Menu presentation should be visually clear and practically informative. Sample menus for each service type — wedding breakfast, corporate lunch, evening buffet, canapé reception, bowl food — allow prospective clients to visualise their event and begin to assess whether your style and price point are a match. Including allergen information, dietary options (vegetarian, vegan, gluten-free) and a note about your approach to sourcing ingredients gives clients the practical information they need while also communicating your values and quality standards.

Service Pages for Different Event Types

Catering enquiries come from very different client types with very different needs, and a website that addresses each type specifically will convert better than one with a single generic “events catering” page. Dedicated pages for weddings, corporate events, private dining, funerals and wakes, awards dinners and outdoor events allow you to speak directly to the concerns and expectations of each audience. A couple planning their wedding wants to know about menu tastings, staffing, timings and how you work with their venue coordinator. A corporate events manager wants to know about lead times, dietary management at scale, health and safety documentation and invoice terms.

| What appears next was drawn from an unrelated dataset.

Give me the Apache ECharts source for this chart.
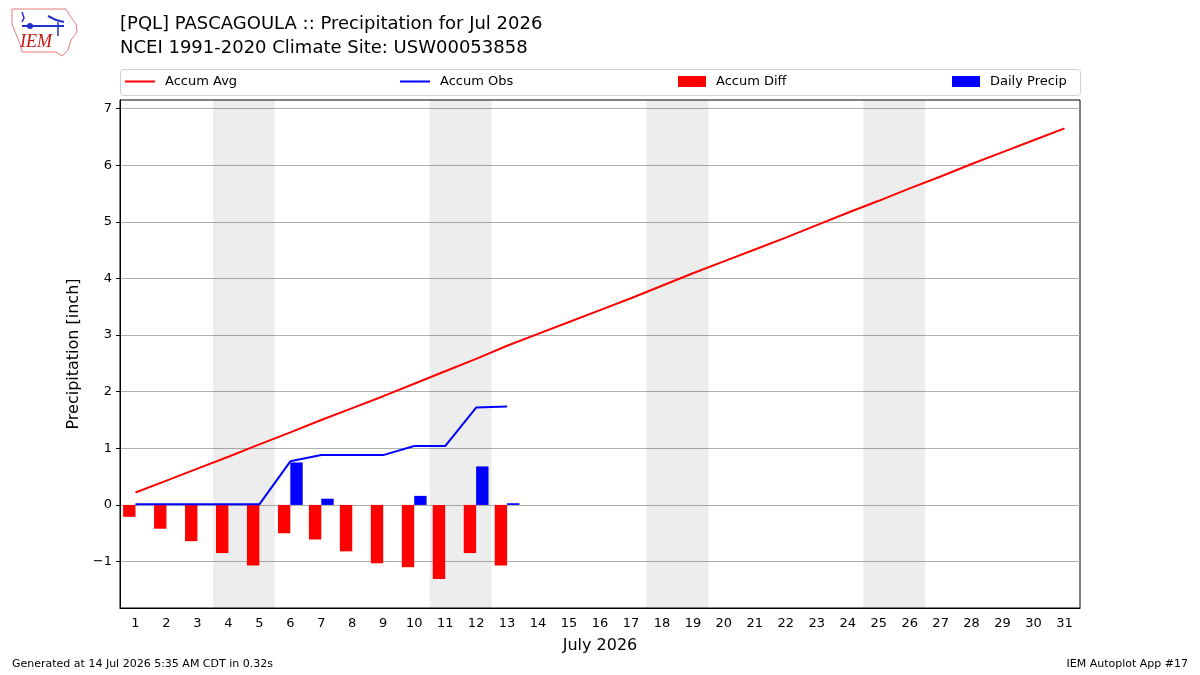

Each service page should include a clear call to action — typically an enquiry form tailored to that event type — and should anticipate the questions that type of client asks most frequently. If you have minimum guest numbers for specific services, state them. If you require a venue visit before providing a quote, explain why. Transparency about your process builds confidence and ensures the enquiries you receive are well-matched to what you actually offer.

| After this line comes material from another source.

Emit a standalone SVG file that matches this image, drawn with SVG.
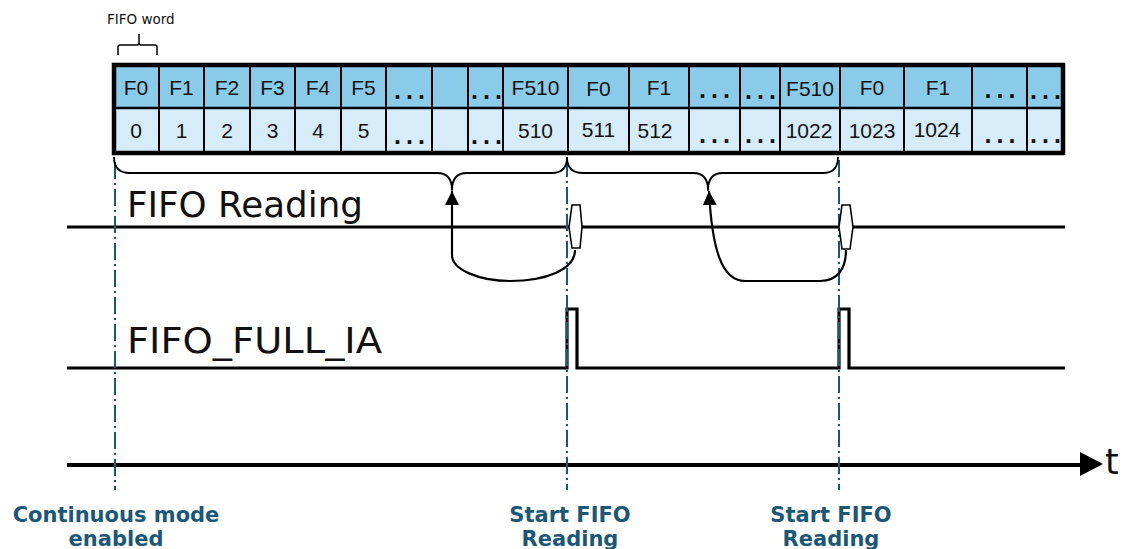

Testimonials, Case Studies and Social Proof

In catering, the stakes are high: food at a wedding or a significant corporate event can make or break the occasion in the clients’ memory. Prospective clients are acutely aware of this risk, and social proof is the primary mechanism through which they manage it. Detailed testimonials from wedding couples, corporate event managers and private clients — that describe the specific event, the food, the service on the day and the caterer’s responsiveness — are significantly more persuasive than brief five-star ratings.

Case study pages for notable events — a marquee wedding for 200 guests, a three-day corporate conference, an outdoor festival catering contract — bring your capability to life and help prospective clients with similar requirements identify that you’ve done it before. Before-and-after images of event setups, dish-by-dish galleries from a specific menu, and a short description of the brief and how you met it give prospective clients a vivid picture of what working with you would look like.

Online Enquiry and Quote Processes

An enquiry form that captures the right information from the outset saves significant back-and-forth and gives you everything you need to provide a meaningful initial quote. For catering enquiries, the essential fields are: event type, date, venue, guest numbers, service style (sit-down, buffet, canapés), dietary requirements and approximate budget. A form that collects these details allows you to respond with a personalised, relevant proposal rather than a generic menu PDF and a request for more information.

Xpose Online, based in Norwich, regularly builds catering company websites with smart enquiry flows that route different event types to the relevant team member or menu builder, reducing response times and improving the quality of the first impression on the prospective client. We’ve found that a prompt, specific response to a catering enquiry — within a few hours rather than a day — is one of the most powerful conversion factors in a competitive local market.

FAQs

Common questions.

Should we publish our prices on the website?
For catering, indicative pricing — a “from” figure per head for different service types — is more useful than either full price lists or complete opacity. Clients who have no idea whether you’re in their budget range are reluctant to enquire in case they waste everyone’s time. A rough indication of your price range per head for a buffet, a sit-down dinner and a canapé reception sets appropriate expectations and ensures that enquiries you receive are from clients who are already broadly aligned with your positioning.
Do we need to show allergen information on our website?
Your website menus should note that allergen information is available and that dietary requirements can be accommodated on request, with a link to your allergen policy or a contact route for specific queries. Publishing detailed allergen matrices for sample menus is good practice but complex to maintain as menus change. What matters most is that prospective clients with serious allergies feel confident that you take this seriously — which is communicated as much by your language and your process as by a detailed ingredient list.
How do we get our catering website found on Google?
Local SEO is the most important channel for most catering companies: “wedding caterer Norfolk”, “corporate catering Norwich”, “finger buffet delivery Suffolk”. Optimising your Google Business Profile, building landing pages for each event type and location you serve, and collecting Google reviews from satisfied clients will build visibility in these searches over time. For wedding catering specifically, listings on wedding directories — Hitched, Bridebook, The Knot — also drive significant qualified traffic.